INPUT FOR THIS TASK »
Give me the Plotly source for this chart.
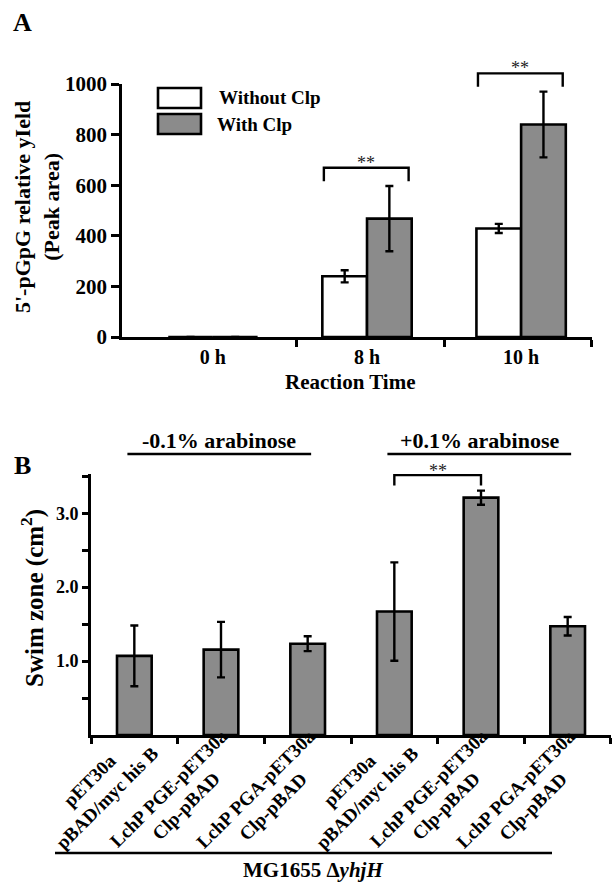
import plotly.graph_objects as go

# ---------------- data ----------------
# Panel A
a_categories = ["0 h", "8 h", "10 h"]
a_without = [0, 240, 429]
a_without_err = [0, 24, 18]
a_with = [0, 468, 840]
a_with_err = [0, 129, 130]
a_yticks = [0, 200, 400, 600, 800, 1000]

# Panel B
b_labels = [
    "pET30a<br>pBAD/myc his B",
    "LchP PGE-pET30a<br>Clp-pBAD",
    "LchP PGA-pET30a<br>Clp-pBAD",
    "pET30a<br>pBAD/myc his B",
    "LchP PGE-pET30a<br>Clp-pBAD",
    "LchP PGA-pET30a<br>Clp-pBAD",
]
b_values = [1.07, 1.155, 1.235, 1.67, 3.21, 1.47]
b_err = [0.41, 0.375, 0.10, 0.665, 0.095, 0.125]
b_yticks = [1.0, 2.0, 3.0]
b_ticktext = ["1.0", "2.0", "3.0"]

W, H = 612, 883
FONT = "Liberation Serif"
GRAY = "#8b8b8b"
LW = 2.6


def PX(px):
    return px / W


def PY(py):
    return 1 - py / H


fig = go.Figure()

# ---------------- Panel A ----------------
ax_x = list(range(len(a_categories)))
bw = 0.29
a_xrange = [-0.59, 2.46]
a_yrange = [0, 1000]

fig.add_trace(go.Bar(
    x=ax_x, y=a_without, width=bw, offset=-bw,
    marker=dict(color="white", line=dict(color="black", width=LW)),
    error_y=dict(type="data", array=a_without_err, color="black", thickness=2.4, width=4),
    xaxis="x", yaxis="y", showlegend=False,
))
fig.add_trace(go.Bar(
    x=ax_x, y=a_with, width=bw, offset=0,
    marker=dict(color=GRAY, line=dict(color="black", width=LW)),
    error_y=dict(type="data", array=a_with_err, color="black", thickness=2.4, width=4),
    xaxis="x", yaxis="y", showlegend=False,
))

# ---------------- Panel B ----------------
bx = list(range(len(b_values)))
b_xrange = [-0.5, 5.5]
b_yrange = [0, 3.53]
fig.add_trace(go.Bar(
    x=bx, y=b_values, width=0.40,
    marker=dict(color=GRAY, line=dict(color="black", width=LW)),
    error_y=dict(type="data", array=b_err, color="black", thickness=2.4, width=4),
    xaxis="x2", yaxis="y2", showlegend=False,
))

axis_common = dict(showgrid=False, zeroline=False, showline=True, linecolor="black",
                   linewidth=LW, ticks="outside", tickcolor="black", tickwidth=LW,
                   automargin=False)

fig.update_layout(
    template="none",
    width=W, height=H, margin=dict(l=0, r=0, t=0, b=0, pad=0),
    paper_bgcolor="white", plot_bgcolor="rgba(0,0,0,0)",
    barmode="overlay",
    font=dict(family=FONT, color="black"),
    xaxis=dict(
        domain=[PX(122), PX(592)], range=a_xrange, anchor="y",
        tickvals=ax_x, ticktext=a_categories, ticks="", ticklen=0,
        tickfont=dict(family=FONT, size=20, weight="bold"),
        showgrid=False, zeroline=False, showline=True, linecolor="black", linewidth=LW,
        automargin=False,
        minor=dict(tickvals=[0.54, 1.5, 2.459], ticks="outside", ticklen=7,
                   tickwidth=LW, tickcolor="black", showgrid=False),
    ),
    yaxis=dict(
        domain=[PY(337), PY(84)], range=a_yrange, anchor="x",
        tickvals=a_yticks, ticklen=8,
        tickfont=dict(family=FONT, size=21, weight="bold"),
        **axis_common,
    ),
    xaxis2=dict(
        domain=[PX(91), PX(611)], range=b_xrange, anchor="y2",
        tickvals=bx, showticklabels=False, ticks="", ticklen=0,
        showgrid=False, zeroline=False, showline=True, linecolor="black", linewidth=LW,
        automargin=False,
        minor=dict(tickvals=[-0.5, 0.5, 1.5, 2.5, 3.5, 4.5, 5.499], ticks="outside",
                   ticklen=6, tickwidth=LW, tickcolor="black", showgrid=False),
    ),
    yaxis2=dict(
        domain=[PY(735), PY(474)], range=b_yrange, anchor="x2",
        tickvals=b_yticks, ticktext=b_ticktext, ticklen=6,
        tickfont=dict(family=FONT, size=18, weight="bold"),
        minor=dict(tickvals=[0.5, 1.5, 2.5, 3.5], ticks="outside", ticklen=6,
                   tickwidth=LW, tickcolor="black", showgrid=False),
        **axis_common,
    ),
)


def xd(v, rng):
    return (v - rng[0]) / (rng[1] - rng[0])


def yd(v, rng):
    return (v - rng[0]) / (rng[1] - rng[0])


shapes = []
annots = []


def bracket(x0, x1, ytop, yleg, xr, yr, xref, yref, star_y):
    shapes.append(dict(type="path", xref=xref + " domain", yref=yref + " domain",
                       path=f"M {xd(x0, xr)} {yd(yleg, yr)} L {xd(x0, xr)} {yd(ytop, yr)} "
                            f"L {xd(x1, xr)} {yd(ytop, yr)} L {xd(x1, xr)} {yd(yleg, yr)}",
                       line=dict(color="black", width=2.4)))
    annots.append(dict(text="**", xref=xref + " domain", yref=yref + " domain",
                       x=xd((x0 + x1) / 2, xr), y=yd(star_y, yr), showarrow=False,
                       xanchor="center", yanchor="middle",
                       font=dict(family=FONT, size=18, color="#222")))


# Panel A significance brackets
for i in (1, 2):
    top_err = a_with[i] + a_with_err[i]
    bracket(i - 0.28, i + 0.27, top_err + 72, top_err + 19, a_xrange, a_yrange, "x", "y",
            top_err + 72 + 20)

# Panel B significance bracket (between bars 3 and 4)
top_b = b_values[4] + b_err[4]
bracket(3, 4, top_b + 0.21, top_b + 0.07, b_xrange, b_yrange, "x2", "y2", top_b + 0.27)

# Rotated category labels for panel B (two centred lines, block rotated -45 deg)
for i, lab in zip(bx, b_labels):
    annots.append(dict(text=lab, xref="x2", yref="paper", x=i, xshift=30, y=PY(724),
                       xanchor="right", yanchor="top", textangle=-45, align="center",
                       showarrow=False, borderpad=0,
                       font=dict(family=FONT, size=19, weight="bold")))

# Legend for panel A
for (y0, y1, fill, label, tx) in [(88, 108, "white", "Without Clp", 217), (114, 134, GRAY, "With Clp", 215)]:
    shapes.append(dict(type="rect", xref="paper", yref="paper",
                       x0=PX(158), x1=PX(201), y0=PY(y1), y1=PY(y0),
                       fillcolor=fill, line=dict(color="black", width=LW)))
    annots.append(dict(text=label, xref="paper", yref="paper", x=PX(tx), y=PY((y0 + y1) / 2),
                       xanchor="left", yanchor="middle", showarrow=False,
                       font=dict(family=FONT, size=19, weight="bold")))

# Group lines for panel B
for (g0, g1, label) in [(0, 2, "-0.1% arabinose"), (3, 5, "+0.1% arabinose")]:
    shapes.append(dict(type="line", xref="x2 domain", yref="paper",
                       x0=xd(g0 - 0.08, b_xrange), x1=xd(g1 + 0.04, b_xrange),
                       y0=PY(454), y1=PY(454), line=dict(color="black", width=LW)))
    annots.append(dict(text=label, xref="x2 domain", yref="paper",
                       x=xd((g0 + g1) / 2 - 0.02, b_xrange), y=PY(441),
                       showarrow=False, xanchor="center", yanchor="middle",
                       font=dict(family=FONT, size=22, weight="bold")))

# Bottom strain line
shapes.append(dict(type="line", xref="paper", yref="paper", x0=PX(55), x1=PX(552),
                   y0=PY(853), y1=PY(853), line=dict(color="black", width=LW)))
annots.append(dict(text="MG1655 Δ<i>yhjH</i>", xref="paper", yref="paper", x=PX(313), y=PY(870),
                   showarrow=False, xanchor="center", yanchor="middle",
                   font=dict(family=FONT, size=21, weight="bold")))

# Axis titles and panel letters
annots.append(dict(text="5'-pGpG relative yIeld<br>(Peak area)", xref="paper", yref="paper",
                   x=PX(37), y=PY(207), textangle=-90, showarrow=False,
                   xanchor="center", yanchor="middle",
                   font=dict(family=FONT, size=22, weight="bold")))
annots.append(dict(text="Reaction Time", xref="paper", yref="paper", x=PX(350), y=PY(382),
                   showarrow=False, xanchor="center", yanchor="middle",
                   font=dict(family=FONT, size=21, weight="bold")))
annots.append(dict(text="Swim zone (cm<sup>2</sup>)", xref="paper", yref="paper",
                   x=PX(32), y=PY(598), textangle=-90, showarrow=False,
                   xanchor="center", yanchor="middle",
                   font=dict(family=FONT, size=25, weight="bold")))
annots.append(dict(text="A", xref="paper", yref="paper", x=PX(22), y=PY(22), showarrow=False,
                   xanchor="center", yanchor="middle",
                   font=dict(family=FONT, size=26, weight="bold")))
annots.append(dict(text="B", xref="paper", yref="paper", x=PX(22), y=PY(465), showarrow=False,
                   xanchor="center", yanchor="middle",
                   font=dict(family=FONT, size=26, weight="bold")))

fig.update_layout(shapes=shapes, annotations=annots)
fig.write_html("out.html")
---
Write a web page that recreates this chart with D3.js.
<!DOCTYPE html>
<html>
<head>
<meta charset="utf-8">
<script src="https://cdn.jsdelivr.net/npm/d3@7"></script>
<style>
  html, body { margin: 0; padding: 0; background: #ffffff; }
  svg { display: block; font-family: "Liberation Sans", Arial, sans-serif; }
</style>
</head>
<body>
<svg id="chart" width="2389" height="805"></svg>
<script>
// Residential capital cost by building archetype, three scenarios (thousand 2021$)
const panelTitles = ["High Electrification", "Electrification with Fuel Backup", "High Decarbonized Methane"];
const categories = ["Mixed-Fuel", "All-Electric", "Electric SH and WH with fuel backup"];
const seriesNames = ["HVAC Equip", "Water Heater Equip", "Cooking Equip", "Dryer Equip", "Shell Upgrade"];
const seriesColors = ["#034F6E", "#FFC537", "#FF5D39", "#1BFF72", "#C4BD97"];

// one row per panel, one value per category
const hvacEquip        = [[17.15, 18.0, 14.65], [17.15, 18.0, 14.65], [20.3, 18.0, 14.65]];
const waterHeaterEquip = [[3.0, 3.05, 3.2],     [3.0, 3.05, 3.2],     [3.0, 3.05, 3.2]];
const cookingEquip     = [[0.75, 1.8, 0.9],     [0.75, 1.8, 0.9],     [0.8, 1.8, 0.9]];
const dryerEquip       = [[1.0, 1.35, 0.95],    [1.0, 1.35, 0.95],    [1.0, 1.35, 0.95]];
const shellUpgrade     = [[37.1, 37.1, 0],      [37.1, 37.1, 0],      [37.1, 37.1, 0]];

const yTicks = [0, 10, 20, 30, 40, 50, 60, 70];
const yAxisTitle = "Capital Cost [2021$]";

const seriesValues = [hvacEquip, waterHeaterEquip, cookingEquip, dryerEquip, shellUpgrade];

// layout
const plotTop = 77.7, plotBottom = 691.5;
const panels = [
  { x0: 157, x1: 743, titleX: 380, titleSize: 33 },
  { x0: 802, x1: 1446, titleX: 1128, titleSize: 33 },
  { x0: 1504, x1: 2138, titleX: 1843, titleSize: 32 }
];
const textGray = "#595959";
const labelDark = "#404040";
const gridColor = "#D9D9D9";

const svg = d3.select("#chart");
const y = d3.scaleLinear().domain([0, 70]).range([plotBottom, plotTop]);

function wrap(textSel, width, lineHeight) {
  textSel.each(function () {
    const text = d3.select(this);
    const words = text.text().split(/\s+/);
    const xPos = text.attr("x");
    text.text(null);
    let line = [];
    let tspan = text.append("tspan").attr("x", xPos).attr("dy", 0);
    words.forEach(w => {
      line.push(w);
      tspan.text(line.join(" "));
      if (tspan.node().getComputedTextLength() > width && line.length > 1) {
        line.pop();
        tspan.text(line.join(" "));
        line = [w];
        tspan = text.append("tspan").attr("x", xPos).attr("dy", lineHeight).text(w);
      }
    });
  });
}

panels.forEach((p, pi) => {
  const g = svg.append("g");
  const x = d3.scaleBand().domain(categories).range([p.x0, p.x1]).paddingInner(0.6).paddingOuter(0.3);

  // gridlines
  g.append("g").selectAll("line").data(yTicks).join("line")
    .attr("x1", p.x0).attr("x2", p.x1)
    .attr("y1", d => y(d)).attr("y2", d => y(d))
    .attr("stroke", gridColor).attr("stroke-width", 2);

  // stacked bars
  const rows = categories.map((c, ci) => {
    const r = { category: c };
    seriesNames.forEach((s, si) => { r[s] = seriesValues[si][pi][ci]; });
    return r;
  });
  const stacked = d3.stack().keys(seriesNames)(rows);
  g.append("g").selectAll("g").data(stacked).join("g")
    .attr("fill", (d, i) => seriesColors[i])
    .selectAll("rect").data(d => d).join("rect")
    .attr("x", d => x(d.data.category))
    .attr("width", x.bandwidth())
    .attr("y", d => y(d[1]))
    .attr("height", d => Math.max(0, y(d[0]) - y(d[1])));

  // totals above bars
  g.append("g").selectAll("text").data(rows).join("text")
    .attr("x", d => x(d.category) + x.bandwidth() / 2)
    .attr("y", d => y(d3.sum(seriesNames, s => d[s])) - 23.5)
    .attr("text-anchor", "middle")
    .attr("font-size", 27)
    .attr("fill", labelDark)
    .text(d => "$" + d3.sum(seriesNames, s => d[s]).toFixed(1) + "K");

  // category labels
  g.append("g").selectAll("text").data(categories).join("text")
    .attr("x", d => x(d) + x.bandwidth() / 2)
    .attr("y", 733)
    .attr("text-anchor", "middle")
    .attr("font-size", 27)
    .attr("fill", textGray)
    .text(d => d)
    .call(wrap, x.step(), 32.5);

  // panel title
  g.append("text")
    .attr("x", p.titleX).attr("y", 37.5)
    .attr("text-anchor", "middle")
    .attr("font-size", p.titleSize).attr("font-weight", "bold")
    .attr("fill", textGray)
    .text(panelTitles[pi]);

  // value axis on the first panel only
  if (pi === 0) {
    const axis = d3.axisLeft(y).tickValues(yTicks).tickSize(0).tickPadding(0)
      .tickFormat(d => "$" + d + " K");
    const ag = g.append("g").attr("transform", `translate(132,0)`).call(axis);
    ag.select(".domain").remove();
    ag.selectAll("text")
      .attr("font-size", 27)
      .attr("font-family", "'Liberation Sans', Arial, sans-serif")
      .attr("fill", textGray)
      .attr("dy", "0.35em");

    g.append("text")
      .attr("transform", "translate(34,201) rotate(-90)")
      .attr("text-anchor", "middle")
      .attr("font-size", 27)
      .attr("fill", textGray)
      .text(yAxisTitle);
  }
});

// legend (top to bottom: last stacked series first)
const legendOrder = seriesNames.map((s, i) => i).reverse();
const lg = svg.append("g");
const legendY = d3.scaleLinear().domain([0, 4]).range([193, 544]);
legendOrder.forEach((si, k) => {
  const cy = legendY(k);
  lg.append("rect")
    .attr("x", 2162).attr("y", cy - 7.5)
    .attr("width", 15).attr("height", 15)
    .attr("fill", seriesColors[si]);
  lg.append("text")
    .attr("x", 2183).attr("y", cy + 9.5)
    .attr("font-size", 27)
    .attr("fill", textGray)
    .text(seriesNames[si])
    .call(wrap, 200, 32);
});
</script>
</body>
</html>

EXERCISE REQUIREMENTS » Quote the data above exactly from the line with "Give me the Plotly source for this chart." to the line with "a_yticks = [0, 200, 400, 600, 800, 1000]", both ends counted, and nothing else. Pictures don't go in.

RESPONSE BELOW »
Give me the Plotly source for this chart.
import plotly.graph_objects as go

# ---------------- data ----------------
# Panel A
a_categories = ["0 h", "8 h", "10 h"]
a_without = [0, 240, 429]
a_without_err = [0, 24, 18]
a_with = [0, 468, 840]
a_with_err = [0, 129, 130]
a_yticks = [0, 200, 400, 600, 800, 1000]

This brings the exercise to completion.